Both have peaked lapels,  but the slight variations are striking. The Andover Shop blazer base very traditional peaked lapels with enough interior structure that they lay straight and flat to the chest. The Polo jacket has a more dramatic, wider lapel, with a sharper point, and less interior structure that allows it to "flop" a bit when moved. Both are size 42 regular, and both fit me well. The Andover Shop is a recent acquisition, the Polo jacket has become an old friend.

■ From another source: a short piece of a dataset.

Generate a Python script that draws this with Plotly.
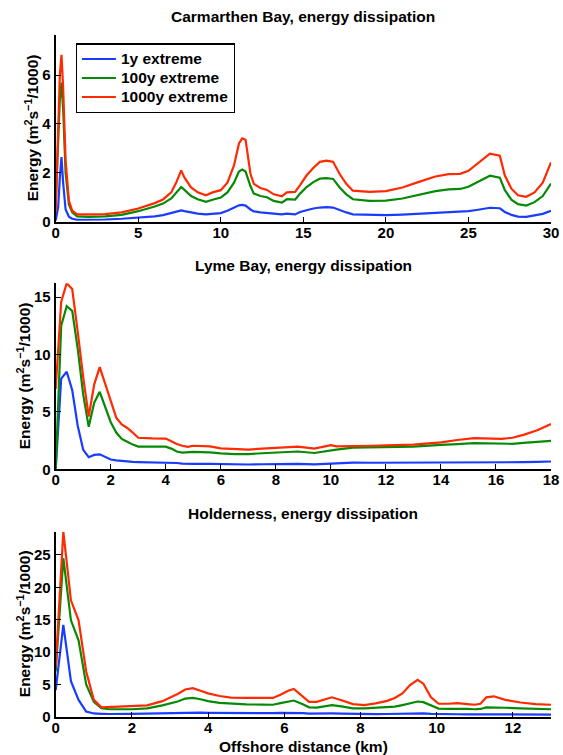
import plotly.graph_objects as go

# ---- Carmarthen Bay ----
carm_km = [0, 0.15, 0.25, 0.35, 0.45, 0.6, 0.8, 1.0, 1.3, 2,
           3, 4, 5, 6, 6.5, 7, 7.3, 7.6, 7.8, 8.2,
           8.6, 9.1, 9.5, 10, 10.4, 10.8, 11.1, 11.3, 11.5, 11.8,
           12.0, 12.4, 12.8, 13.2, 13.7, 14.0, 14.5, 14.8, 15.2, 15.6,
           16.0, 16.4, 16.8, 17.2, 17.6, 18.0, 19, 20, 21, 22,
           23, 23.8, 24.5, 25, 25.5, 26.0, 26.3, 26.9, 27.2, 27.6,
           28, 28.5, 29, 29.5, 30]
carm_1y = [0.05, 0.6, 1.8, 2.64, 1.6, 0.5, 0.2, 0.12, 0.08, 0.08,
           0.09, 0.12, 0.16, 0.22, 0.27, 0.35, 0.42, 0.46, 0.43, 0.37,
           0.33, 0.3, 0.32, 0.35, 0.45, 0.58, 0.67, 0.69, 0.66, 0.5,
           0.42, 0.38, 0.36, 0.32, 0.3, 0.33, 0.3, 0.4, 0.48, 0.54,
           0.58, 0.6, 0.58, 0.47, 0.38, 0.3, 0.27, 0.27, 0.29, 0.32,
           0.35, 0.38, 0.4, 0.43, 0.48, 0.54, 0.57, 0.55, 0.4, 0.28,
           0.21, 0.2, 0.25, 0.32, 0.45]
carm_100y = [0.75, 3.0, 5.0, 5.69, 4.6, 2.0, 0.7, 0.38, 0.22, 0.2,
             0.22, 0.28, 0.43, 0.62, 0.74, 0.95, 1.2, 1.42, 1.3, 1.05,
             0.92, 0.81, 0.9, 0.99, 1.2, 1.6, 2.05, 2.13, 2.05, 1.45,
             1.15, 1.05, 1.0, 0.85, 0.78, 0.92, 0.9, 1.15, 1.42, 1.62,
             1.76, 1.78, 1.75, 1.4, 1.12, 0.92, 0.85, 0.86, 0.95, 1.11,
             1.25, 1.32, 1.34, 1.43, 1.6, 1.8, 1.88, 1.8, 1.3, 0.9,
             0.72, 0.66, 0.8, 1.05, 1.56]
carm_1000y = [0.4, 3.5, 6.0, 6.83, 5.5, 2.5, 0.85, 0.45, 0.3, 0.3,
              0.31, 0.38, 0.54, 0.76, 0.91, 1.2, 1.6, 2.1, 1.8, 1.4,
              1.2, 1.08, 1.2, 1.29, 1.6, 2.3, 3.2, 3.41, 3.35, 1.95,
              1.55, 1.38, 1.3, 1.12, 1.04, 1.2, 1.22, 1.5, 1.9, 2.2,
              2.45, 2.5, 2.45, 1.95, 1.55, 1.27, 1.22, 1.25, 1.4, 1.63,
              1.85, 1.95, 1.96, 2.08, 2.35, 2.65, 2.78, 2.7, 1.9, 1.35,
              1.08, 1.02, 1.2, 1.6, 2.43]

# ---- Lyme Bay ----
lyme_km = [0, 0.2, 0.4, 0.6, 0.8, 1.0, 1.2, 1.4, 1.6, 1.8,
           2.0, 2.2, 2.4, 2.6, 2.8, 3.0, 3.5, 4.0, 4.2, 4.4,
           4.6, 4.8, 5.0, 5.6, 6.0, 6.5, 7.0, 7.5, 8.0, 8.8,
           9.4, 10.0, 10.2, 10.8, 11.5, 12, 13, 14, 14.4, 14.6,
           15.2, 16.2, 16.6, 17, 17.5, 18]
lyme_1y = [0.0, 7.9, 8.5, 6.9, 3.8, 1.7, 1.05, 1.25, 1.3, 1.05,
           0.85, 0.78, 0.72, 0.68, 0.65, 0.63, 0.62, 0.6, 0.58, 0.55,
           0.5, 0.48, 0.48, 0.48, 0.45, 0.43, 0.42, 0.44, 0.46, 0.47,
           0.43, 0.5, 0.52, 0.58, 0.57, 0.57, 0.58, 0.6, 0.6, 0.6,
           0.62, 0.6, 0.6, 0.62, 0.65, 0.68]
lyme_100y = [0.0, 12.5, 14.2, 13.8, 10.5, 6.5, 3.7, 5.8, 6.75, 5.5,
             4.1, 3.2, 2.65, 2.4, 2.15, 1.98, 1.97, 1.97, 1.8, 1.55,
             1.45, 1.5, 1.52, 1.48, 1.38, 1.33, 1.32, 1.4, 1.48, 1.55,
             1.42, 1.65, 1.72, 1.88, 1.9, 1.9, 1.98, 2.12, 2.15, 2.2,
             2.28, 2.2, 2.22, 2.3, 2.4, 2.48]
lyme_1000y = [7.0, 14.6, 16.2, 15.7, 12.0, 8.0, 4.6, 7.4, 8.9, 7.5,
              6.0, 4.5, 3.9, 3.6, 3.2, 2.75, 2.7, 2.68, 2.45, 2.2,
              2.05, 1.95, 2.05, 2.0, 1.82, 1.75, 1.72, 1.8, 1.88, 1.98,
              1.8, 2.1, 2.0, 2.05, 2.05, 2.08, 2.15, 2.35, 2.45, 2.55,
              2.72, 2.65, 2.75, 3.0, 3.4, 3.95]

# ---- Holderness ----
hold_km = [0, 0.2, 0.4, 0.6, 0.8, 1.0, 1.2, 1.4, 2.0, 2.4,
           2.8, 3.0, 3.2, 3.4, 3.6, 3.8, 4.0, 4.3, 4.6, 5.0,
           5.4, 5.7, 5.9, 6.1, 6.25, 6.5, 6.65, 6.85, 7.05, 7.25,
           7.5, 7.8, 8.1, 8.4, 8.7, 8.9, 9.1, 9.3, 9.5, 9.65,
           9.85, 10.05, 10.3, 10.55, 10.8, 11.0, 11.15, 11.3, 11.5, 11.8,
           12.2, 12.6, 13.0]
hold_1y = [4.1, 14.2, 5.5, 2.6, 0.8, 0.5, 0.45, 0.42, 0.45, 0.5,
           0.55, 0.6, 0.62, 0.65, 0.65, 0.62, 0.6, 0.58, 0.55, 0.55,
           0.55, 0.55, 0.58, 0.6, 0.62, 0.55, 0.48, 0.45, 0.48, 0.5,
           0.48, 0.42, 0.4, 0.4, 0.42, 0.44, 0.48, 0.52, 0.55, 0.52,
           0.45, 0.4, 0.38, 0.38, 0.37, 0.36, 0.36, 0.4, 0.4, 0.38,
           0.36, 0.35, 0.33]
hold_100y = [7.0, 24.5, 14.9, 11.8, 5.0, 2.3, 1.3, 1.15, 1.15, 1.3,
             1.75, 2.0, 2.35, 2.8, 2.9, 2.7, 2.4, 2.15, 2.0, 1.9,
             1.88, 1.85, 2.1, 2.35, 2.5, 1.9, 1.45, 1.4, 1.6, 1.8,
             1.6, 1.3, 1.3, 1.38, 1.45, 1.55, 1.8, 2.1, 2.35, 2.25,
             1.75, 1.25, 1.2, 1.25, 1.2, 1.15, 1.2, 1.45, 1.45, 1.38,
             1.3, 1.2, 1.15]
hold_1000y = [7.7, 28.6, 18.0, 14.9, 7.0, 2.6, 1.45, 1.5, 1.55, 1.75,
              2.4, 2.9, 3.5, 4.2, 4.4, 4.0, 3.6, 3.2, 2.95, 2.9,
              2.95, 2.9, 3.4, 4.0, 4.3, 3.0, 2.3, 2.3, 2.6, 3.0,
              2.55, 1.95, 1.8, 2.05, 2.45, 2.9, 3.6, 4.9, 5.7, 5.1,
              3.0, 2.0, 2.0, 2.1, 1.95, 1.85, 2.0, 3.0, 3.15, 2.6,
              2.2, 1.95, 1.85]

series_names = ["1y extreme", "100y extreme", "1000y extreme"]
series_colors = ["#1a3cff", "#068a06", "#ff2a00"]

W, H = 563, 755
XDOM = [55.7 / W, 551 / W]


def py(px):
    """Pixel row (from top) to paper y."""
    return 1 - px / H


panels = [
    dict(title="Carmarthen Bay, energy dissipation", x=carm_km,
         ys=[carm_1y, carm_100y, carm_1000y], xrange=[0, 30], xdtick=5,
         yrange=[0, 7.64], ytickvals=[0, 2, 4, 6], top=35, bottom=221.7,
         title_px=17, ylab_px=32),
    dict(title="Lyme Bay, energy dissipation", x=lyme_km,
         ys=[lyme_1y, lyme_100y, lyme_1000y], xrange=[0, 18], xdtick=2,
         yrange=[0, 16.2], ytickvals=[0, 5, 10, 15], top=283.3, bottom=469.3,
         title_px=265, ylab_px=24),
    dict(title="Holderness, energy dissipation", x=hold_km,
         ys=[hold_1y, hold_100y, hold_1000y], xrange=[0, 13], xdtick=2,
         yrange=[0, 28.6], ytickvals=[0, 5, 10, 15, 20, 25], top=531.7, bottom=716.7,
         title_px=513, ylab_px=24),
]

FONT = "Liberation Sans, Arial, Helvetica, sans-serif"
YLABEL = "<b>Energy (m<sup>2</sup>s<sup>\u22121</sup>/1000)</b>"

fig = go.Figure()
annotations = []
layout = {}

for i, p in enumerate(panels):
    n = "" if i == 0 else str(i + 1)
    for name, color, y in zip(series_names, series_colors, p["ys"]):
        fig.add_trace(go.Scatter(
            x=p["x"], y=y, mode="lines",
            name='<span style="font-size:15.5px">' + name + "</span>",
            line=dict(color=color, width=2.2),
            showlegend=(i == 0),
            xaxis="x" + n, yaxis="y" + n,
        ))
    axis_common = dict(
        showline=True, linecolor="black", linewidth=2,
        ticks="inside", ticklen=5, tickwidth=1.2, tickcolor="black",
        showgrid=False, zeroline=False, mirror=False,
        tickfont=dict(family=FONT, size=15, color="black", weight="bold"),
    )
    ydom = [py(p["bottom"]), py(p["top"])]
    layout["xaxis" + n] = dict(
        domain=XDOM, anchor="y" + n, range=p["xrange"],
        tickmode="linear", tick0=0, dtick=p["xdtick"],
        ticklabelstandoff=-4, **axis_common,
    )
    layout["yaxis" + n] = dict(
        domain=ydom, anchor="x" + n, range=p["yrange"],
        tickvals=p["ytickvals"], **axis_common,
    )
    # panel title
    annotations.append(dict(
        text="<b>" + p["title"] + "</b>", xref="paper", yref="paper",
        x=(XDOM[0] + XDOM[1]) / 2, y=py(p["title_px"]),
        xanchor="center", yanchor="middle", showarrow=False,
        font=dict(family=FONT, size=15.5, color="black"),
    ))
    # y-axis label
    annotations.append(dict(
        text=YLABEL, xref="paper", yref="paper",
        x=p["ylab_px"] / W, y=(ydom[0] + ydom[1]) / 2, textangle=-90,
        xanchor="center", yanchor="middle", showarrow=False,
        font=dict(family=FONT, size=15.5, color="black"),
    ))

# x-axis label under the bottom panel
annotations.append(dict(
    text="<b>Offshore distance (km)</b>", xref="paper", yref="paper",
    x=(XDOM[0] + XDOM[1]) / 2, y=py(746), xanchor="center", yanchor="middle",
    showarrow=False, font=dict(family=FONT, size=15.5, color="black"),
))

fig.update_layout(
    width=W, height=H,
    margin=dict(l=0, r=0, t=0, b=0, autoexpand=False),
    paper_bgcolor="white", plot_bgcolor="white",
    annotations=annotations,
    legend=dict(
        x=75.7 / W, y=py(43.3), xanchor="left", yanchor="top",
        bordercolor="black", borderwidth=1.2, bgcolor="white",
        font=dict(family=FONT, size=12, color="black", weight="bold"),
        tracegroupgap=0, itemwidth=34,
    ),
    **layout,
)

fig.write_html("out.html")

Strictly speaking, anything from the Andover Shop is inherently better than its equivalent from Polo, or is it? While it's true that the Andover Shop is a small and storied shop and Polo is a big ugly multi-national, in this case the decision is not so black and white. The Polo jacket has a slouchy nonchalance I like, tempering the formality of its double breasted cut with a certain ease. The Andover Shop has a more straight a head approach, good in its way, but less suited to the way I might wear such a blazer. For example, while I wear the Polo jacket with a shirt and tie most of the time, the other day I wore it open with a white tennis shirt and very faded jeans. It worked great, whereas the Andover Shop jacket would have failed miserably in the more casual application.

This is by no means to suggest that Polo is "better" than the Andover Shop, or vice versa. What I mean to tell you is that it's more important to find quality garments that not only fit well but are styled in a way that fit the applications in which you'll wear them. In this case, the Polo jacket was the better choice for me, for another man the clear decision would be for the Andover Shop.  What is "best" is what suits you most, whether or not it was the "better" thing to start with. Thrift stores have a way of leveling the field like that.

p.s. the last time I wore my Polo jacket into the Andover Shop, Charlie complimented it, then checked the label and muttered "goddammit" under his breath.